▸ **Exercise**
Copy the data that follows, character for character, minus the pictures.
•••••
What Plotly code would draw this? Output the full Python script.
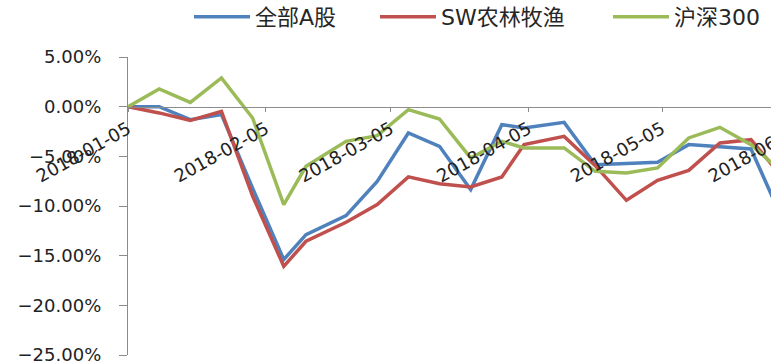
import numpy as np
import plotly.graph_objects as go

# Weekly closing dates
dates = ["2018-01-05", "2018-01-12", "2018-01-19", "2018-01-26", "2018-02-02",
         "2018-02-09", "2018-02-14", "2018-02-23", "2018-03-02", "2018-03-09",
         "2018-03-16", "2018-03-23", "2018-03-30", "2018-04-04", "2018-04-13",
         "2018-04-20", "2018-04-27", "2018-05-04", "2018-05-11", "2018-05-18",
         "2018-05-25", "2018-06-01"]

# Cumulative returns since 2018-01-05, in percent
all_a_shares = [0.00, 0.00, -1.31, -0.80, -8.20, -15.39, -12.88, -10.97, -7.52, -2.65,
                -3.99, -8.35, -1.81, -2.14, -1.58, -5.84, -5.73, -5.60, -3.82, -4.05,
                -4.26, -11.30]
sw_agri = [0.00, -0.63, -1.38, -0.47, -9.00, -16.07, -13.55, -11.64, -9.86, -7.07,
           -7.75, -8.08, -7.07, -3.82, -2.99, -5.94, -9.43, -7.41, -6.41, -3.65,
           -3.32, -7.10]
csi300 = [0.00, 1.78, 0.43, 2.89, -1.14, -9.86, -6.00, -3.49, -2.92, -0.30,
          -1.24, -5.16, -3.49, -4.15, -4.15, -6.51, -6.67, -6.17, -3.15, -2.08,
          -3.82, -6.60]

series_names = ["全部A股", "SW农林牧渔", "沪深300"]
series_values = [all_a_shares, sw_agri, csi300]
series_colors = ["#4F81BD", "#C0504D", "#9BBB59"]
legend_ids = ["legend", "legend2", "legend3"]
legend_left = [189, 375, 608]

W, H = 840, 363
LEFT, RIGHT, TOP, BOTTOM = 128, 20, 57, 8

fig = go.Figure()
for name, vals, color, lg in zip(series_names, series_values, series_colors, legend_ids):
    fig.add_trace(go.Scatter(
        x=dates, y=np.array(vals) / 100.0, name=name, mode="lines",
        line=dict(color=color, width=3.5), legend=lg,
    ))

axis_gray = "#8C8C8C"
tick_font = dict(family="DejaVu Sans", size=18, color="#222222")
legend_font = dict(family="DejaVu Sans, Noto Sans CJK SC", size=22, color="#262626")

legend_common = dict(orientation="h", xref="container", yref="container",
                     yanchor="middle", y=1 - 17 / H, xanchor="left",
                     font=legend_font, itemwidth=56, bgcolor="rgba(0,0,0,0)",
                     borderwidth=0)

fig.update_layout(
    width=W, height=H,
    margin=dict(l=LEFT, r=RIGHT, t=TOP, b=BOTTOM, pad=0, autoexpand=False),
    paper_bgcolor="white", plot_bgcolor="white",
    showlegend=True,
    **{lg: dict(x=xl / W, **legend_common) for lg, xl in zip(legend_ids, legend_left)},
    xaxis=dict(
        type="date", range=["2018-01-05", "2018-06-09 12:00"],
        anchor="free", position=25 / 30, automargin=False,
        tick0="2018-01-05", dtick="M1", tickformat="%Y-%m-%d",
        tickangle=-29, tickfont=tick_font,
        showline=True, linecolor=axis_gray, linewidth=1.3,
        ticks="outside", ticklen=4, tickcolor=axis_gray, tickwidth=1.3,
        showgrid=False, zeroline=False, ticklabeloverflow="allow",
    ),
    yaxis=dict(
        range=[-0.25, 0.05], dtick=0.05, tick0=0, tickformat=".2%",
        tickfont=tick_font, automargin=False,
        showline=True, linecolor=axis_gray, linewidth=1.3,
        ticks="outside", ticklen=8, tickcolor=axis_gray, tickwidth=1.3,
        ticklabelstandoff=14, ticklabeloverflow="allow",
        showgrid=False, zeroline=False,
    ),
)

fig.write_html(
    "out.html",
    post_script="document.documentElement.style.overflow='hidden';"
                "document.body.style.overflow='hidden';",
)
•••••
▸ **Correct response**
What Plotly code would draw this? Output the full Python script.
import numpy as np
import plotly.graph_objects as go

# Weekly closing dates
dates = ["2018-01-05", "2018-01-12", "2018-01-19", "2018-01-26", "2018-02-02",
         "2018-02-09", "2018-02-14", "2018-02-23", "2018-03-02", "2018-03-09",
         "2018-03-16", "2018-03-23", "2018-03-30", "2018-04-04", "2018-04-13",
         "2018-04-20", "2018-04-27", "2018-05-04", "2018-05-11", "2018-05-18",
         "2018-05-25", "2018-06-01"]

# Cumulative returns since 2018-01-05, in percent
all_a_shares = [0.00, 0.00, -1.31, -0.80, -8.20, -15.39, -12.88, -10.97, -7.52, -2.65,
                -3.99, -8.35, -1.81, -2.14, -1.58, -5.84, -5.73, -5.60, -3.82, -4.05,
                -4.26, -11.30]
sw_agri = [0.00, -0.63, -1.38, -0.47, -9.00, -16.07, -13.55, -11.64, -9.86, -7.07,
           -7.75, -8.08, -7.07, -3.82, -2.99, -5.94, -9.43, -7.41, -6.41, -3.65,
           -3.32, -7.10]
csi300 = [0.00, 1.78, 0.43, 2.89, -1.14, -9.86, -6.00, -3.49, -2.92, -0.30,
          -1.24, -5.16, -3.49, -4.15, -4.15, -6.51, -6.67, -6.17, -3.15, -2.08,
          -3.82, -6.60]

series_names = ["全部A股", "SW农林牧渔", "沪深300"]
series_values = [all_a_shares, sw_agri, csi300]
series_colors = ["#4F81BD", "#C0504D", "#9BBB59"]
legend_ids = ["legend", "legend2", "legend3"]
legend_left = [189, 375, 608]

W, H = 840, 363
LEFT, RIGHT, TOP, BOTTOM = 128, 20, 57, 8

fig = go.Figure()
for name, vals, color, lg in zip(series_names, series_values, series_colors, legend_ids):
    fig.add_trace(go.Scatter(
        x=dates, y=np.array(vals) / 100.0, name=name, mode="lines",
        line=dict(color=color, width=3.5), legend=lg,
    ))

axis_gray = "#8C8C8C"
tick_font = dict(family="DejaVu Sans", size=18, color="#222222")
legend_font = dict(family="DejaVu Sans, Noto Sans CJK SC", size=22, color="#262626")

legend_common = dict(orientation="h", xref="container", yref="container",
                     yanchor="middle", y=1 - 17 / H, xanchor="left",
                     font=legend_font, itemwidth=56, bgcolor="rgba(0,0,0,0)",
                     borderwidth=0)

fig.update_layout(
    width=W, height=H,
    margin=dict(l=LEFT, r=RIGHT, t=TOP, b=BOTTOM, pad=0, autoexpand=False),
    paper_bgcolor="white", plot_bgcolor="white",
    showlegend=True,
    **{lg: dict(x=xl / W, **legend_common) for lg, xl in zip(legend_ids, legend_left)},
    xaxis=dict(
        type="date", range=["2018-01-05", "2018-06-09 12:00"],
        anchor="free", position=25 / 30, automargin=False,
        tick0="2018-01-05", dtick="M1", tickformat="%Y-%m-%d",
        tickangle=-29, tickfont=tick_font,
        showline=True, linecolor=axis_gray, linewidth=1.3,
        ticks="outside", ticklen=4, tickcolor=axis_gray, tickwidth=1.3,
        showgrid=False, zeroline=False, ticklabeloverflow="allow",
    ),
    yaxis=dict(
        range=[-0.25, 0.05], dtick=0.05, tick0=0, tickformat=".2%",
        tickfont=tick_font, automargin=False,
        showline=True, linecolor=axis_gray, linewidth=1.3,
        ticks="outside", ticklen=8, tickcolor=axis_gray, tickwidth=1.3,
        ticklabelstandoff=14, ticklabeloverflow="allow",
        showgrid=False, zeroline=False,
    ),
)

fig.write_html(
    "out.html",
    post_script="document.documentElement.style.overflow='hidden';"
                "document.body.style.overflow='hidden';",
)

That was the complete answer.